“禍福は、あざなえる縄の如し”
2016.05.11
黒柳徹子著「トットひとり」を読了。
つけられたタイトルの重みに、
テレビに映る徹子さんの姿がいじらしいと感じられます。
まるで家族のように慕っていたひとたちは、
すべてこの世を去ってしまった。
たいせつなひとが、それぞれに
死の直前まで懸命に生きる姿が描かれた一冊でございました。
向田邦子さんとのエピソードをここに。
・・・・・
「“禍福はあざなえる縄の如し”って知ってる?」って、私に訊いてきたのも覚えてる。
向田さんが書いたセリフにあって、私が訊いたのかな?
とにかく私が「知らない」って答えたら、
「幸せと災いはね、かわりばんこに来るの。
幸せの縄と不幸の縄とが縒ってできているのが人生なのよ」って。
それが、向田さんが最初に教えて下さったことだったから、とっても強く記憶に残ったのね。

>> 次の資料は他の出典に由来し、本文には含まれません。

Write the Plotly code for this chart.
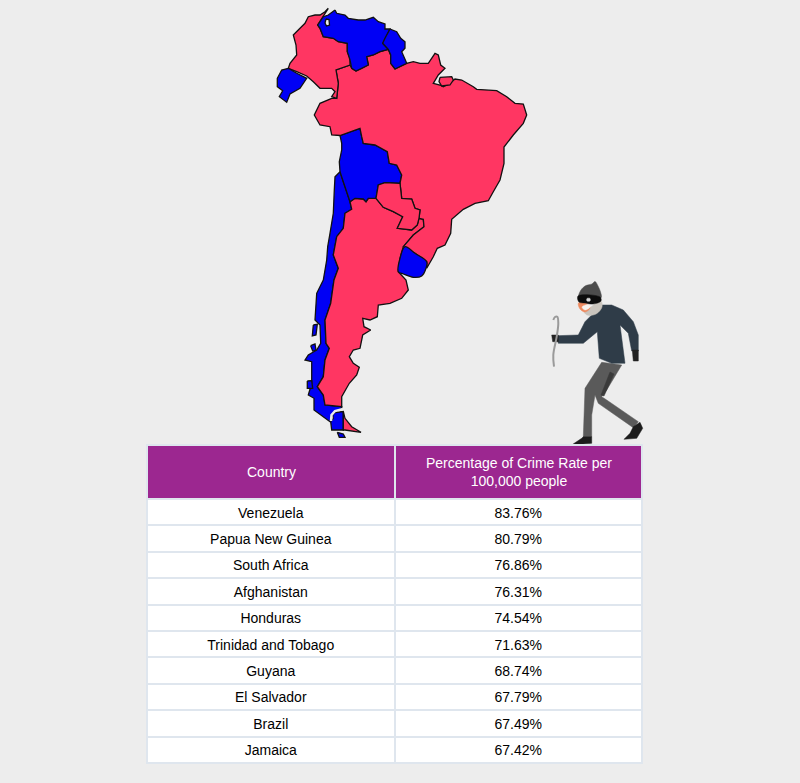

だから、向田さんが乳癌になったり、直木賞を取ったり、そしてあの事故が起きたりして、
「本当に“禍福はあざなえる…”だわ。向田さんが言った通りだったんだなあ」って思う。
でも私、今でも思い出して笑っちゃうんだけど、
最初にその言葉を教えてもらった時に、
「でも、幸せの縄二本で編んである人生はないの?」って訊いたのよ。
そしたら向田さん、言下に「ないの」(笑)
・・・・・
これは、向田邦子さんがこの世を去って25年たったときに、
妹さんの向田和子さんとの対談で「小説新潮」に掲載されたものだそう。
幸も不幸もひとぞれぞれの感じ方があるでしょう。
ただ、昔から、ひとはこうして鼓舞してきたのねと思うと
すこし、力が湧いてくるような気がします。